In 1939, Wayne Poulsen (of Squaw Valley fame) and his friend Ed Health installed a small rope tow on the hill. The land was then purchased by Robinson Neeman, who hired longtime Reno contractor Keston Ramsey to build a two-section rope tow. In 1945, Ramsey bought the land—about 800 acres—from Neeman, who was in trouble with a Las Vegas mob. Ramsey began building a 20-room hotel, complete with coffee shop and bar, at the beginning of September; it was finished by December 15. “The material was pretty hard to get a hold of, so we had to scrounge around and there wasn’t too much available, as it was right after the war,” Ramsey said in a 1983 oral history conducted by the University of Nevada, Reno’s Edith S. Swift.
Yet, the resort opened to an excited public that paid $1 to ski the rope tows and $1.50 for the T-bar and rope tows. The first year, there was no electricity; the resort operated on a generator and the ski lifts on gasoline motors. There was no grooming equipment. “Everything had to be done by hand,” Ramsey said. “We’d have to round up a bunch of skiers and the ski patrol and take them up the T-bar and let them sideslip down the hill in order to pack the slope. We usually started out with a limited area during the day where we could ski, and then during the day, as more area got skied out, we could expand and ski more of the slopes.”

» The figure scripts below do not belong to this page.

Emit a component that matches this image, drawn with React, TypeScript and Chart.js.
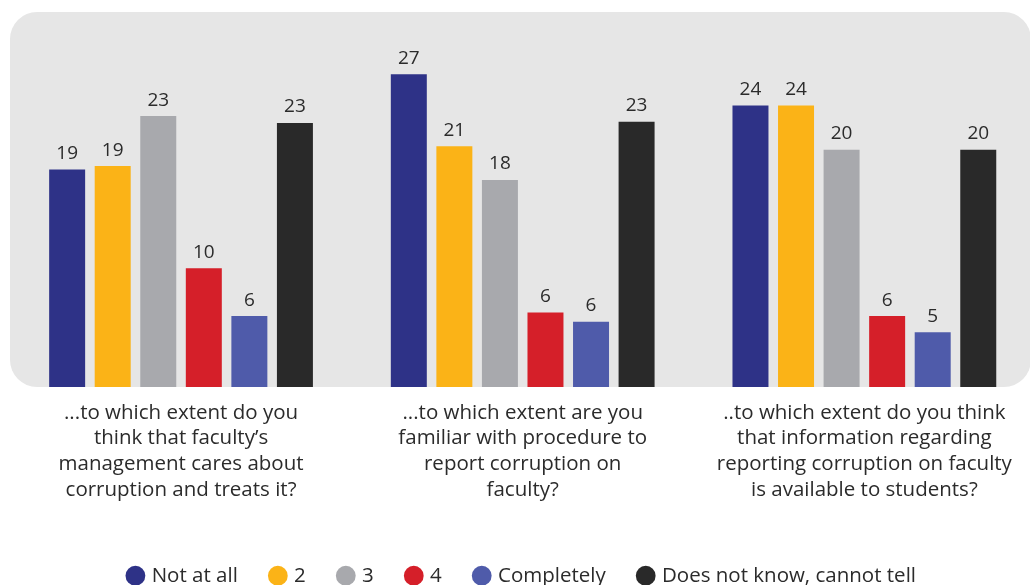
import React, { useEffect, useRef } from "react";
import { Chart, registerables } from "chart.js";

Chart.register(...registerables);

const categories: string[][] = [
  ["...to which extent do you", "think that faculty’s", "management cares about", "corruption and treats it?"],
  ["...to which extent are you", "familiar with procedure to", "report corruption on", "faculty?"],
  ["..to which extent do you think", "that information regarding", "reporting corruption on faculty", "is available to students?"],
];

const seriesNames = ["Not at all", "2", "3", "4", "Completely", "Does not know, cannot tell"];

const notAtAll = [18.7, 26.9, 24.2];
const two = [19.0, 20.7, 24.2];
const three = [23.3, 17.8, 20.4];
const four = [10.2, 6.4, 6.1];
const completely = [6.1, 5.6, 4.7];
const doesNotKnow = [22.7, 22.8, 20.4];

const seriesValues = [notAtAll, two, three, four, completely, doesNotKnow];
const seriesColors = ["#2E3287", "#FBB317", "#A8A9AD", "#D51F29", "#4F5BAA", "#292929"];

const FONT = "'Open Sans', sans-serif";
const TEXT = "#2b2b2b";

const panelPlugin = {
  id: "panel",
  beforeDraw(chart: any) {
    const ctx = chart.ctx;
    const x0 = 10, y0 = 12, x1 = 1031, y1 = 387, r = 27;
    ctx.save();
    ctx.fillStyle = "#E6E6E6";
    ctx.beginPath();
    ctx.moveTo(x0 + r, y0);
    ctx.lineTo(x1 - r, y0);
    ctx.arcTo(x1, y0, x1, y0 + r, r);
    ctx.lineTo(x1, y1 - r);
    ctx.arcTo(x1, y1, x1 - r, y1, r);
    ctx.lineTo(x0 + r, y1);
    ctx.arcTo(x0, y1, x0, y1 - r, r);
    ctx.lineTo(x0, y0 + r);
    ctx.arcTo(x0, y0, x0 + r, y0, r);
    ctx.closePath();
    ctx.fill();
    ctx.restore();
  },
};

const valueLabelPlugin = {
  id: "valueLabels",
  afterDatasetsDraw(chart: any) {
    const ctx = chart.ctx;
    ctx.save();
    ctx.font = `19px ${FONT}`;
    ctx.fillStyle = TEXT;
    ctx.textAlign = "center";
    ctx.textBaseline = "alphabetic";
    chart.data.datasets.forEach((ds: any, i: number) => {
      const meta = chart.getDatasetMeta(i);
      meta.data.forEach((bar: any, j: number) => {
        const v = ds.data[j] as number;
        ctx.fillText(String(Math.round(v)), bar.x, bar.y - 10.5);
      });
    });
    ctx.restore();
  },
};

export default function App() {
  const ref = useRef<HTMLCanvasElement | null>(null);

  useEffect(() => {
    if (!ref.current) return;
    const chart = new Chart(ref.current, {
      type: "bar",
      data: {
        labels: categories,
        datasets: seriesNames.map((name, i) => ({
          label: name,
          data: seriesValues[i],
          backgroundColor: seriesColors[i],
          borderColor: seriesColors[i],
          borderWidth: 0,
          categoryPercentage: 0.8,
          barPercentage: 0.79,
        })),
      },
      options: {
        responsive: false,
        animation: false,
        devicePixelRatio: 1,
        layout: { padding: { left: 10.2, right: 4.8, top: 38.1, bottom: 0 } },
        scales: {
          x: {
            grid: { display: false, drawTicks: false },
            border: { display: false },
            ticks: {
              padding: 13,
              color: TEXT,
              font: { family: FONT, size: 20.5, lineHeight: 1.254 },
              maxRotation: 0,
              autoSkip: false,
            },
            afterFit: (scale: any) => {
              scale.height = 144.5;
            },
          },
          y: {
            display: false,
            min: 0,
            max: 30,
          },
        },
        plugins: {
          legend: {
            position: "bottom",
            labels: {
              usePointStyle: true,
              pointStyle: "circle",
              boxWidth: 12,
              boxHeight: 14,
              padding: 34,
              color: TEXT,
              font: { family: FONT, size: 20.5 },
            },
          },
          tooltip: { enabled: false },
        },
      },
      plugins: [panelPlugin, valueLabelPlugin],
    });
    return () => chart.destroy();
  }, []);

  return (
    <div style={{ position: "fixed", left: 0, top: 0, width: 1030, height: 585, overflow: "hidden", background: "#fff" }}>
      <canvas ref={ref} width={1040} height={596} style={{ width: 1040, height: 596, display: "block" }} />
    </div>
  );
}
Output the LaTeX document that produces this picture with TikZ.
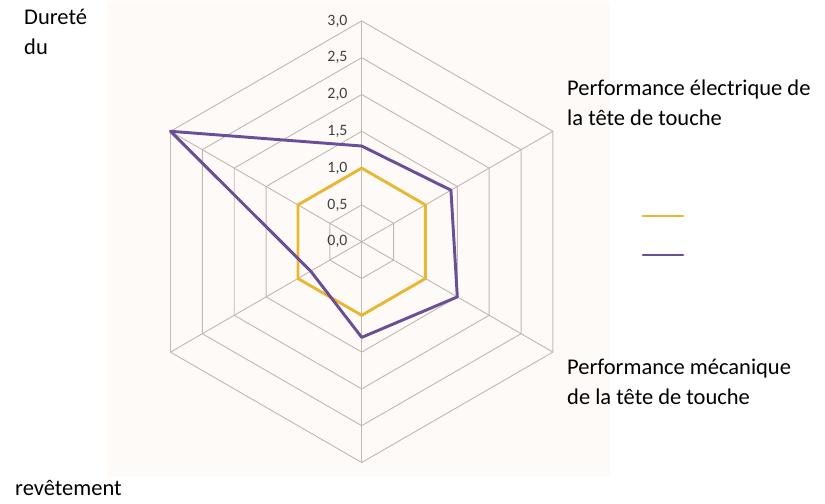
\documentclass[tikz,border=0pt]{standalone}
\usepackage{fontspec}
\setmainfont{Carlito}
\usetikzlibrary{positioning}
\definecolor{gridgray}{RGB}{196,184,180}
\definecolor{chartbg}{RGB}{254,250,248}
\definecolor{seriesgold}{RGB}{232,183,52}
\definecolor{seriespurple}{RGB}{106,78,150}
\definecolor{ticktext}{RGB}{64,64,64}
\tikzset
{
    gridline/.style   = {draw=gridgray, line width=0.8pt},
    series/.style     = {line width=2.5pt, line join=round, draw=#1},
    ticklabel/.style  = {anchor=east, inner sep=0pt, text=ticktext, font=\fontsize{13.5}{13.5}\selectfont},
    axislabel/.style  = {anchor=west, align=left, inner sep=0pt, font=\fontsize{19.2}{25.6}\selectfont},
    legendline/.style = {line width=2.5pt, line cap=round, draw=#1}
}

\begin{document}
\begin{tikzpicture}[x=0.03cm, y=0.03cm]

   \newcommand\CX{361.7}
   \newcommand\CY{261.3}
   \newcommand\RSTEP{36.8}
   \newcommand\RUNIT{73.6}

   \useasboundingbox (0,0) rectangle (825,503);
   \fill[chartbg] (107,26) rectangle (610,501);

   \coordinate (c) at (\CX,\CY);

   \begin{scope}[shift={(c)}]
     % hexagonal grid
     \foreach \lvl in {1,...,6}
        \draw[gridline] (90:{\lvl*\RSTEP}) -- (30:{\lvl*\RSTEP}) -- (-30:{\lvl*\RSTEP})
                     -- (-90:{\lvl*\RSTEP}) -- (-150:{\lvl*\RSTEP}) -- (150:{\lvl*\RSTEP}) -- cycle;
     \foreach \a in {30,90,...,330}
        \draw[gridline] (0,0) -- (\a:{6*\RSTEP});

     % scale
     \foreach \i/\t in {0/{0,0},1/{0,5},2/{1,0},3/{1,5},4/{2,0},5/{2,5},6/{3,0}}
        \node (tick\i) [ticklabel] at (-14,{\i*\RSTEP}) {\t};

     % series 1
     \coordinate (g1) at (90:{1.0*\RUNIT});
     \coordinate (g2) at (30:{1.0*\RUNIT});
     \coordinate (g3) at (-30:{1.0*\RUNIT});
     \coordinate (g4) at (-90:{1.0*\RUNIT});
     \coordinate (g5) at (-150:{1.0*\RUNIT});
     \coordinate (g6) at (150:{1.0*\RUNIT});

     % series 2
     \coordinate (p1) at (90:{1.3*\RUNIT});
     \coordinate (p2) at (30:{1.4*\RUNIT});
     \coordinate (p3) at (-30:{1.5*\RUNIT});
     \coordinate (p4) at (-90:{1.3*\RUNIT});
     \coordinate (p5) at (-150:{0.8*\RUNIT});
     \coordinate (p6) at (150:{3.0*\RUNIT});
   \end{scope}

   \draw[series=seriesgold]   (g1) -- (g2) -- (g3) -- (g4) -- (g5) -- (g6) -- cycle;
   \draw[series=seriespurple] (p1) -- (p2) -- (p3) -- (p4) -- (p5) -- (p6) -- cycle;

   % legend
   \coordinate (lga) at (643,287);
   \coordinate (lgb) at (683,287);
   \coordinate (lpa) at (643,248);
   \coordinate (lpb) at (683,248);
   \draw[legendline=seriesgold]   (lga) -- (lgb);
   \draw[legendline=seriespurple] (lpa) -- (lpb);

   % axis labels
   \node (elec) [axislabel] at (567,400) {Performance électrique de\\la tête de touche};
   \node (meca) [axislabel] at (567,121) {Performance mécanique\\de la tête de touche};
   \node (dur)  [axislabel] at (24,471)  {Dureté\\du};
   \node (rev)  [axislabel] at (15,15)   {revêtement};

\end{tikzpicture}
\end{document}
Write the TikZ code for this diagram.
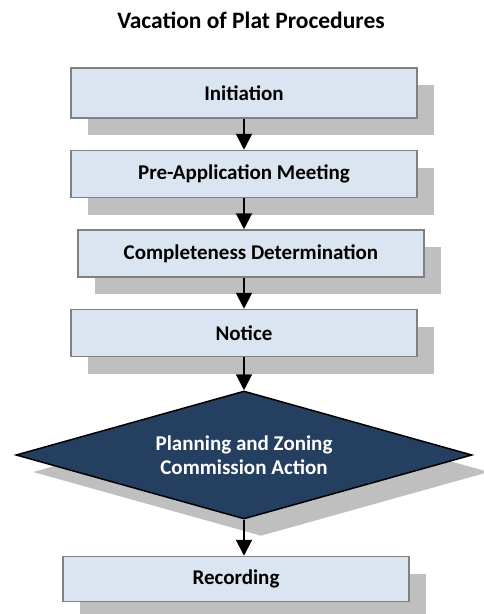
\documentclass[tikz,border=0pt]{standalone}
\usepackage{fontspec}
\setmainfont{Carlito}
\usepackage{xcolor}
\usetikzlibrary{arrows.meta,positioning,shapes.geometric,shadows}
\definecolor{boxfill}{HTML}{DBE5F1}
\definecolor{boxline}{HTML}{808080}
\definecolor{shade}{HTML}{BFBFBF}
\definecolor{navy}{HTML}{243F60}

\begin{document}
\begin{tikzpicture}[
    x=1pt, y=-1pt,
    node distance=31pt,
    stepbox/.style={draw=boxline, line width=1.5pt, fill=boxfill, minimum width=346pt,
                    minimum height=47pt, inner sep=0pt, font=\fontsize{21}{25}\selectfont\bfseries,
                    general shadow={fill=shade, shadow xshift=17pt, shadow yshift=-17pt}},
    decision/.style={diamond, aspect=3.5625, draw=black, line width=1.5pt, fill=navy, text=white,
                     minimum width=456pt, minimum height=128pt, inner sep=0pt, align=center,
                     font=\fontsize{21}{24}\selectfont\bfseries,
                     general shadow={fill=shade, shadow xshift=17pt, shadow yshift=-17pt}},
    arr/.style={-{Triangle[length=16pt, width=16pt]}, line width=2pt},
    heading/.style={font=\fontsize{23.5}{28}\selectfont\bfseries}
]
    \useasboundingbox (0,0) rectangle (483,614);

    \node[heading, anchor=base] (title) at (251,28) {Vacation of Plat Procedures};

    \node[stepbox, minimum height=50pt] (init) at (244,93) {Initiation};
    \node[stepbox, below=of init] (preapp) {Pre-Application Meeting};
    \node[stepbox, below=of preapp, xshift=7pt] (complete) {Completeness Determination};
    \node[stepbox, below=of complete, xshift=-7pt] (notice) {Notice};
    \node[decision, below=33pt of notice] (pz) {Planning and Zoning\\Commission Action};
    \node[stepbox, below=36pt of pz, xshift=-8pt, minimum height=45pt] (record) {Recording};

    \draw[arr] (init) -- (preapp);
    \draw[arr] (preapp.south) -- (preapp.south |- complete.north);
    \draw[arr] (notice.north |- complete.south) -- (notice.north);
    \draw[arr] (notice) -- (pz);
    \draw[arr] (pz.south) -- (pz.south |- record.north);
\end{tikzpicture}
\end{document}
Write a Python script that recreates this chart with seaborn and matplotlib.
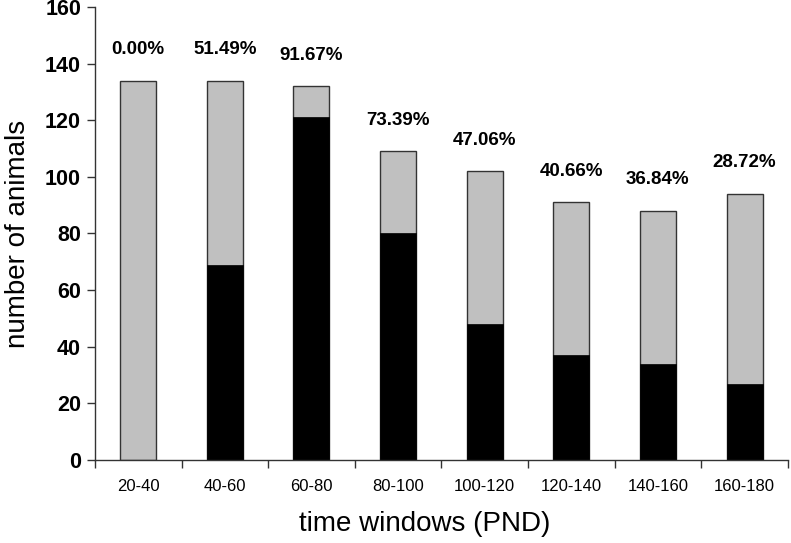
import numpy as np
import pandas as pd
import seaborn as sns
import matplotlib.pyplot as plt

windows = ["20-40", "40-60", "60-80", "80-100", "100-120", "120-140", "140-160", "160-180"]
total = [134, 134, 132, 109, 102, 91, 88, 94]
black = [0, 69, 121, 80, 48, 37, 34, 27]
pct_labels = ["0.00%", "51.49%", "91.67%", "73.39%", "47.06%", "40.66%", "36.84%", "28.72%"]

df = pd.DataFrame({"window": windows, "total": total, "black": black})

sns.set_style("white")
plt.rcParams['font.family'] = ['Liberation Sans', 'DejaVu Sans']
plt.rcParams['text.color'] = 'black'
plt.rcParams['axes.labelcolor'] = 'black'
plt.rcParams['xtick.color'] = 'black'
plt.rcParams['ytick.color'] = 'black'

fig = plt.figure(figsize=(7.91, 5.43), dpi=100)
ax = fig.add_axes([0.120, 0.153, 0.876, 0.834])

sns.barplot(data=df, x="window", y="total", color="#c0c0c0", width=0.415,
            edgecolor="#333333", linewidth=1.0, saturation=1, ax=ax)
sns.barplot(data=df, x="window", y="black", color="black", width=0.415,
            edgecolor="black", linewidth=0.5, saturation=1, ax=ax)

# percentage labels above each bar
for i, (t, lab) in enumerate(zip(total, pct_labels)):
    ax.text(i, t + 11, lab, ha="center", va="center", fontsize=13.5, fontweight="bold")

ax.set_xlim(-0.5, len(windows) - 0.5)
ax.set_ylim(0, 160)
ax.set_yticks(np.arange(0, 161, 20))
ax.set_yticklabels([str(v) for v in range(0, 161, 20)], fontsize=15.5, fontweight="bold")
ax.tick_params(axis="y", left=True, length=6, width=1, color="#333333", pad=4)

ax.set_xticks(range(len(windows)))
ax.set_xticklabels(windows, fontsize=12)
ax.tick_params(axis="x", which="major", bottom=False, length=0, pad=14)
ax.set_xticks(np.arange(-0.5, len(windows), 1), minor=True)
ax.tick_params(axis="x", which="minor", bottom=True, length=6, width=1, color="#333333")

for side in ["top", "right"]:
    ax.spines[side].set_visible(False)
for side in ["left", "bottom"]:
    ax.spines[side].set_color("#333333")
    ax.spines[side].set_linewidth(1)

ax.set_xlabel("time windows (PND)", fontsize=20)
ax.xaxis.set_label_coords(0.476, -0.113)
ax.set_ylabel("number of animals", fontsize=20, labelpad=10)

fig.savefig("out.png", dpi=100)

In the mid-1940s, Sky Tavern was the only open local resort (Sugar Bowl, the region’s first ski resort, closed for years because of the war), and attracted a celebrity clientele, to include actors such as Gary Cooper, Rita Hayworth and Ingrid Bergman. Bill Harrah had a small gambling operation at the resort. Joe DiMaggio was snowed in for a few days. National radio broadcaster Lowell Thomas conducted his broadcasts over the resort’s telephone.
The ski business was not an easy one. During the winter of 1951–52, Sky Tavern was snowed in for six weeks after receiving 20 feet of powder. First aid was a brake-less toboggan set up with splints and bandages. There were no ambulances.
Eventually, Squaw Valley opened, and then Alpine Meadows and Heavenly. In 1954, two chairlifts were opened on Slide Mountain, what would eventually become part of Mt. Rose Ski Resort. Ramsey, who died in 2010 at the age of 101, sold Sky Tavern in 1959.
“Sky Tavern became less and less useful as a ski area,” says Henderson. “Where are you going to ski—the big place or the little place?”
The celebrities may be gone but the resort was not forgotten: Its Junior Ski Program, established in 1948 to help children get on the snow, continues today.